## Direction
Retype the opening lines of the listing below, ending with the line that contains "0.8, 0.9, 1.0];", and leave out any pictures.
________________________
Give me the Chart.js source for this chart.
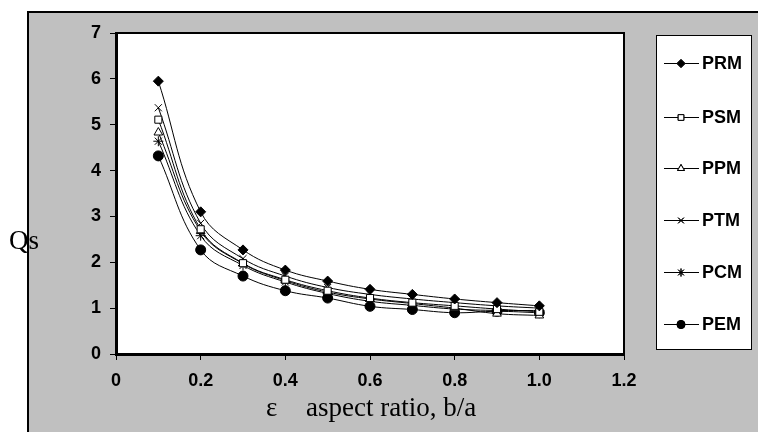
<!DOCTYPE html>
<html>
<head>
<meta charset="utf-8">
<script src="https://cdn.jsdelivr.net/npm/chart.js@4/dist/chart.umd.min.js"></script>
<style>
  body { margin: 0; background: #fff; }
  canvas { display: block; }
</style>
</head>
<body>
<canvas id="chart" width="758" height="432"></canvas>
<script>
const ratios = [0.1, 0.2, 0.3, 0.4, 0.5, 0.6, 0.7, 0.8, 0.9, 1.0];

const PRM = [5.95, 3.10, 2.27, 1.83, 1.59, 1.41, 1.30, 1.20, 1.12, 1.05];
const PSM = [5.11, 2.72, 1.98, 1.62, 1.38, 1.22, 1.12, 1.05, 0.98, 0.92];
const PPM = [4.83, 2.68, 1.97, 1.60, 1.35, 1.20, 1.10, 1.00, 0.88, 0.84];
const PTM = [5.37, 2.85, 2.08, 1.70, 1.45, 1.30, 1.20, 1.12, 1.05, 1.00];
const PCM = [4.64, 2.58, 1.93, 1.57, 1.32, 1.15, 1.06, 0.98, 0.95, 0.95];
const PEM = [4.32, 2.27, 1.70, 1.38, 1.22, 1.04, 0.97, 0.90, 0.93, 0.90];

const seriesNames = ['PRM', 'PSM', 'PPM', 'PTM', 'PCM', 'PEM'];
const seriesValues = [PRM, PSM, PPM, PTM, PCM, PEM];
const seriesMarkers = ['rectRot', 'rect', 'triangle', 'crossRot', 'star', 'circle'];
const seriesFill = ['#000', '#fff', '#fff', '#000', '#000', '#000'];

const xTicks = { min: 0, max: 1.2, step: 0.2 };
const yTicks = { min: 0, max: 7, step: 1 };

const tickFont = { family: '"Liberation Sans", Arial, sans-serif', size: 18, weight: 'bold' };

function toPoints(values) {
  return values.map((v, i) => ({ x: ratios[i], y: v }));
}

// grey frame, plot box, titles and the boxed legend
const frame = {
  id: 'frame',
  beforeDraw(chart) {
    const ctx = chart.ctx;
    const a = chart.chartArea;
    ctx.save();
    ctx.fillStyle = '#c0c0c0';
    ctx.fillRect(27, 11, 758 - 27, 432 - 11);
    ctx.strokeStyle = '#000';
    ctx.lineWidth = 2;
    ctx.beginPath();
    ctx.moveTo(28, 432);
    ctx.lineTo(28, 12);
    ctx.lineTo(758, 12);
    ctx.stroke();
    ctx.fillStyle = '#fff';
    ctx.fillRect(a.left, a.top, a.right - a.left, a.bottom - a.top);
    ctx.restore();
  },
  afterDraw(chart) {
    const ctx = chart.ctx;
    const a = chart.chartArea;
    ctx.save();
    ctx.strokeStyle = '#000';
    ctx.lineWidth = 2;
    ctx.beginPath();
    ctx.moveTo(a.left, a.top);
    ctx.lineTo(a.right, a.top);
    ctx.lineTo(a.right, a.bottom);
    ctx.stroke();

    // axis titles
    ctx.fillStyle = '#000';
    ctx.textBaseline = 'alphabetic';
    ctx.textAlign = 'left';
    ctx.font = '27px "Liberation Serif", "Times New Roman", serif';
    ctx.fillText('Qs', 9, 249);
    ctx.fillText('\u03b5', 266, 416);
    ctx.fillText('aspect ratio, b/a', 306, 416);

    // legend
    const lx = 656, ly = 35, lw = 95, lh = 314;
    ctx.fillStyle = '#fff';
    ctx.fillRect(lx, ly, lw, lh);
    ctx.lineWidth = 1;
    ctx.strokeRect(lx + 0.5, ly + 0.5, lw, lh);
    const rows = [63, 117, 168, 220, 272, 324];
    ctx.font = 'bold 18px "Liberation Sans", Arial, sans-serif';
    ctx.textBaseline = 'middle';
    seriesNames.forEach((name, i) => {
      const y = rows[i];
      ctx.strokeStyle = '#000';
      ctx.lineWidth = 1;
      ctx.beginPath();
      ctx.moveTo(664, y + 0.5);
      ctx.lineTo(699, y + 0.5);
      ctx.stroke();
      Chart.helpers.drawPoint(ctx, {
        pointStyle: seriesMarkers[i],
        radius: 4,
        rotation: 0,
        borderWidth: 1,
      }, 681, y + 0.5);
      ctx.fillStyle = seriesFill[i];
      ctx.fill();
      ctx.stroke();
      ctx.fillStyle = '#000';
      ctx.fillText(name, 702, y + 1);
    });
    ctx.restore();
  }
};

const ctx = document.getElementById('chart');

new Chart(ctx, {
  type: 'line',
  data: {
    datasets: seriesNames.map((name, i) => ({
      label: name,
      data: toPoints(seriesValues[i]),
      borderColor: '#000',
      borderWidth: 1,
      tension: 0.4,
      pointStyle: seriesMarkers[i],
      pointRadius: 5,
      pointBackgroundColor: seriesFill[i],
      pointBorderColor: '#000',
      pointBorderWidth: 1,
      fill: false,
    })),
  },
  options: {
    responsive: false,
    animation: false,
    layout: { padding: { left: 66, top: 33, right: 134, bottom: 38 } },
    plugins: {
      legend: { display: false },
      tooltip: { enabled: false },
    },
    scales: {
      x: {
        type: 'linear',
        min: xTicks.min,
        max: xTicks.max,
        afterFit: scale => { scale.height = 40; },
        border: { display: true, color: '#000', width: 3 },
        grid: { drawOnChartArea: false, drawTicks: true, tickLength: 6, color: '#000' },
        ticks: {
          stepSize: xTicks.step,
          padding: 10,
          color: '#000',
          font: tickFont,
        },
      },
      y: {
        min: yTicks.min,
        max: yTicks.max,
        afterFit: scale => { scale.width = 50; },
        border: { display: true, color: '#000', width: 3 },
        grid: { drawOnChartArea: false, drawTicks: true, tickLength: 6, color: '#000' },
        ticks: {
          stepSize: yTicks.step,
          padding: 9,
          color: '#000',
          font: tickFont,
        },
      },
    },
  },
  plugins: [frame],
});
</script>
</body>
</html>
________________________
## Answer to this task
Give me the Chart.js source for this chart.
<!DOCTYPE html>
<html>
<head>
<meta charset="utf-8">
<script src="https://cdn.jsdelivr.net/npm/chart.js@4/dist/chart.umd.min.js"></script>
<style>
  body { margin: 0; background: #fff; }
  canvas { display: block; }
</style>
</head>
<body>
<canvas id="chart" width="758" height="432"></canvas>
<script>
const ratios = [0.1, 0.2, 0.3, 0.4, 0.5, 0.6, 0.7, 0.8, 0.9, 1.0];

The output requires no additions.